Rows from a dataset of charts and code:
★ ★ ★

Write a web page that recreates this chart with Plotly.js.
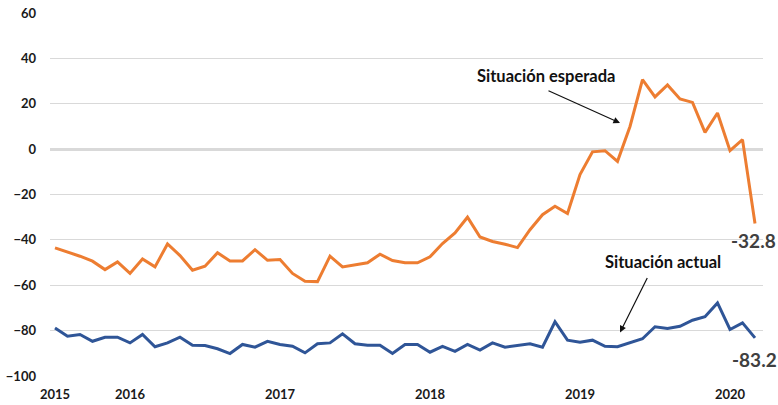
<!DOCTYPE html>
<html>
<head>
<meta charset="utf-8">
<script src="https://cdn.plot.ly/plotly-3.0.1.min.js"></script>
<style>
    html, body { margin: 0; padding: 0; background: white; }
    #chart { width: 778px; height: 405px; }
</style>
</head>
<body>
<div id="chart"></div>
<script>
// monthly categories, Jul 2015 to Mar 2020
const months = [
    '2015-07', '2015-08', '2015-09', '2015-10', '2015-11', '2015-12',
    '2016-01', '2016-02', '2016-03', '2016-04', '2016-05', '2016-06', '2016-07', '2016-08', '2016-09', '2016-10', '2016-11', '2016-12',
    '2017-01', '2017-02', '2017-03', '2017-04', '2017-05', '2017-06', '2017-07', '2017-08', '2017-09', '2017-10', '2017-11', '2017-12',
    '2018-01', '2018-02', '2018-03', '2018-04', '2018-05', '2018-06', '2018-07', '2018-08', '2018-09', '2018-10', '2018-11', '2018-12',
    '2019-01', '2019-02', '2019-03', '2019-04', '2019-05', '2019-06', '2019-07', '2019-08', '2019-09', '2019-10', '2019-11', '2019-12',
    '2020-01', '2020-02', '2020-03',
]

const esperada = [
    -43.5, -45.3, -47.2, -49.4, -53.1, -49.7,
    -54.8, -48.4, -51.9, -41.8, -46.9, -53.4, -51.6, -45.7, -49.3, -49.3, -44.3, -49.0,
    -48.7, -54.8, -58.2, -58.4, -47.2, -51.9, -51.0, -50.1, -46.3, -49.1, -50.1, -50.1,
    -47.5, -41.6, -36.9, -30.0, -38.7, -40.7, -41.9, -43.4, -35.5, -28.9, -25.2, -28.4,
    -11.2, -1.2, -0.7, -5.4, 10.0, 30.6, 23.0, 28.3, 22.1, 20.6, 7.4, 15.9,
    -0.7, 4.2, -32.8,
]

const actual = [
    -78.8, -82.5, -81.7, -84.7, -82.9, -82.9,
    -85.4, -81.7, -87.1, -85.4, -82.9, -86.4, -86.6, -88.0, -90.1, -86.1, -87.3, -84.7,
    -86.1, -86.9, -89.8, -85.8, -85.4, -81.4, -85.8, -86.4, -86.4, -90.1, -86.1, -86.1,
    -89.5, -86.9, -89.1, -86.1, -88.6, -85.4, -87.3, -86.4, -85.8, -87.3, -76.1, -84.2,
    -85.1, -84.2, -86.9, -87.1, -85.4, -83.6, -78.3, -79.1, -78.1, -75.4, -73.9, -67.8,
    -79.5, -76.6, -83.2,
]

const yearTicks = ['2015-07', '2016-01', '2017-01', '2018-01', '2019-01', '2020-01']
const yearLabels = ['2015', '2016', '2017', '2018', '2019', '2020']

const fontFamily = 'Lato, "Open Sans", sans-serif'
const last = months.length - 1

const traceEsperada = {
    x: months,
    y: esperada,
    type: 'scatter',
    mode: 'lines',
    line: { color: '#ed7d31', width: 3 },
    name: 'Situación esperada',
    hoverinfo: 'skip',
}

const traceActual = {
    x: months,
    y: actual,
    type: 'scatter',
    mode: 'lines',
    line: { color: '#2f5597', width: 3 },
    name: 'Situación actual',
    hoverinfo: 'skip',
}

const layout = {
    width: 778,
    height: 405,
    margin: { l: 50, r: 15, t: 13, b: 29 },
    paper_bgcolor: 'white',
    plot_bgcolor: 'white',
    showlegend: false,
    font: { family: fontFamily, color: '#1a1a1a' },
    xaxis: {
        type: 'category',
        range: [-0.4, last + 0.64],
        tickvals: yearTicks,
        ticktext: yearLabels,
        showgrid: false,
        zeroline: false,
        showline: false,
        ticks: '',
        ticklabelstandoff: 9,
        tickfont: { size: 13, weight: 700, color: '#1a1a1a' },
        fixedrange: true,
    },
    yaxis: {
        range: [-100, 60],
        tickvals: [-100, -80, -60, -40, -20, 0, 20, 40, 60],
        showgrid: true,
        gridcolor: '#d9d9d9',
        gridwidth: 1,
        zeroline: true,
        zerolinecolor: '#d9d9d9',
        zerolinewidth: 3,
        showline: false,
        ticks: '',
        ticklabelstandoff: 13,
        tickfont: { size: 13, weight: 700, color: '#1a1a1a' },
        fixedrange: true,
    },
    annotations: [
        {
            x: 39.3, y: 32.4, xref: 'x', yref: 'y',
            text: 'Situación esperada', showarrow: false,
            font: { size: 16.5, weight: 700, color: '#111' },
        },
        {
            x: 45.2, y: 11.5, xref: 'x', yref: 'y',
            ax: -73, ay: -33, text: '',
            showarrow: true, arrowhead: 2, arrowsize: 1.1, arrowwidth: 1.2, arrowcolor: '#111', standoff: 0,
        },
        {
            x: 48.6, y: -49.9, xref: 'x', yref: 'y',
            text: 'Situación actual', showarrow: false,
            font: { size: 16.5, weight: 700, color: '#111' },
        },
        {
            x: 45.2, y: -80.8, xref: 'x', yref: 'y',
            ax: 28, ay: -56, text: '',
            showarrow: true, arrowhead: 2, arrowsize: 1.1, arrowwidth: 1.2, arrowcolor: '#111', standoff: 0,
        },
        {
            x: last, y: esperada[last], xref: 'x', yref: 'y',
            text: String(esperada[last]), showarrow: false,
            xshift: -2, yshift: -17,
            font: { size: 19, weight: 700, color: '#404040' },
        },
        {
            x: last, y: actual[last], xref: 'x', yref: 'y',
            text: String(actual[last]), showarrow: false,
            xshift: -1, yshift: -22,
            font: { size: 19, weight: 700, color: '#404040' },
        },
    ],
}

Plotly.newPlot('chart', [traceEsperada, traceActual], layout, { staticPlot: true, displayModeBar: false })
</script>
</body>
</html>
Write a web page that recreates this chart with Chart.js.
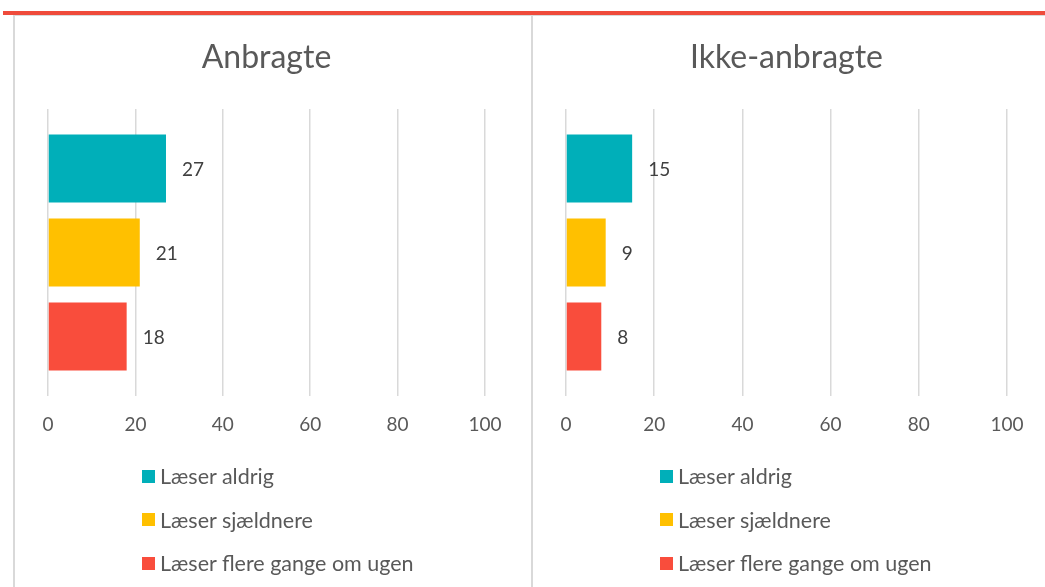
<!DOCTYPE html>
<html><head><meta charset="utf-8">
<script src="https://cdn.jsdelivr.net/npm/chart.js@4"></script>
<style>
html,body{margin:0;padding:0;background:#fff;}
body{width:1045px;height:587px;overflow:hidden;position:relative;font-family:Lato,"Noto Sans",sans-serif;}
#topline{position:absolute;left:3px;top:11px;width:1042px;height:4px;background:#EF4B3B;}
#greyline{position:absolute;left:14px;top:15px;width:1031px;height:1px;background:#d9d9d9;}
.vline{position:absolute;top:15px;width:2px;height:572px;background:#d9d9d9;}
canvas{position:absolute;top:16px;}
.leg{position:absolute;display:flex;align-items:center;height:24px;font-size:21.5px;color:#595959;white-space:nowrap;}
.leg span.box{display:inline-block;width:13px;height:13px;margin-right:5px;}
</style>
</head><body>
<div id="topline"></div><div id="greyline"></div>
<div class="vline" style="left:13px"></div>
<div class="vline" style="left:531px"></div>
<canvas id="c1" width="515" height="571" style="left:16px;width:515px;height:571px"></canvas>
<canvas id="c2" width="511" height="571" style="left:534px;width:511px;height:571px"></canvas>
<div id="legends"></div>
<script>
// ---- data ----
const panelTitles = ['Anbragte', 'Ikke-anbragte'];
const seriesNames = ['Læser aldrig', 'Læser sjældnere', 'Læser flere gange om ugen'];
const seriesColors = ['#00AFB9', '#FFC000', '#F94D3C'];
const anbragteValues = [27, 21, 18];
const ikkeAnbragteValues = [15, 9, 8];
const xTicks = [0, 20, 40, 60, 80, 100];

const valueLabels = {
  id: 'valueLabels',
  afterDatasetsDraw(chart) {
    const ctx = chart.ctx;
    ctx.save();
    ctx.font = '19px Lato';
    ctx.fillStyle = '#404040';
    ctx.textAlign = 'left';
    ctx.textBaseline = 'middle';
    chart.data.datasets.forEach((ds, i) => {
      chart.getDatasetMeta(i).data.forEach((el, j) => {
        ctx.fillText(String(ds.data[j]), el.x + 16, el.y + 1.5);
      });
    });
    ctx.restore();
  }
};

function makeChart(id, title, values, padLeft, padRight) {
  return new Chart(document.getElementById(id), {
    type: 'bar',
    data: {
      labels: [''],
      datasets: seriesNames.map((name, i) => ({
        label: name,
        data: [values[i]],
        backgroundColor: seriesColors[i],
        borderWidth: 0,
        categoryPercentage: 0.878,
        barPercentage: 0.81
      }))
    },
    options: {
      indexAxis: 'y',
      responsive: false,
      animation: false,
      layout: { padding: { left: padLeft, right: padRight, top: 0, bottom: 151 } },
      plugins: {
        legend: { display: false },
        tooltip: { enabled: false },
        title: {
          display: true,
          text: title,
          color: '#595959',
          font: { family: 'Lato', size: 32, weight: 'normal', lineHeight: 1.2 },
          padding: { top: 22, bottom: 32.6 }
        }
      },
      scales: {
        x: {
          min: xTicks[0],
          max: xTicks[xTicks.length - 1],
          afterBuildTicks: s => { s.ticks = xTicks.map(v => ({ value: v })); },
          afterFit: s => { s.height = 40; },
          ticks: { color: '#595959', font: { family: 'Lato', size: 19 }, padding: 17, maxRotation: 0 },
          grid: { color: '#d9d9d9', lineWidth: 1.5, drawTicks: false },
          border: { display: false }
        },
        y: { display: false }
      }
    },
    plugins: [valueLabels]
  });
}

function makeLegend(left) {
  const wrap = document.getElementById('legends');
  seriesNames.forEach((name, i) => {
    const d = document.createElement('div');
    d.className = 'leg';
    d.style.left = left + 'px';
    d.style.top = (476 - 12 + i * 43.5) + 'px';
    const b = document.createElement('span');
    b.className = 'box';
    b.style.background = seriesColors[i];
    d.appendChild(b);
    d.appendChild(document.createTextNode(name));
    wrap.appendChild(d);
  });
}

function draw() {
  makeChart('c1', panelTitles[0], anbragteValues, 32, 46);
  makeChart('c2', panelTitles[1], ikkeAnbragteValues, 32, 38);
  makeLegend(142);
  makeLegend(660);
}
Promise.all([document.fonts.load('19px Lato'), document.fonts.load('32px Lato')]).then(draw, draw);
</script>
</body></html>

★ ★ ★

In the records above, find each line that holds the word "page"; copy all such lines.

Write a web page that recreates this chart with Plotly.js.
Write a web page that recreates this chart with Chart.js.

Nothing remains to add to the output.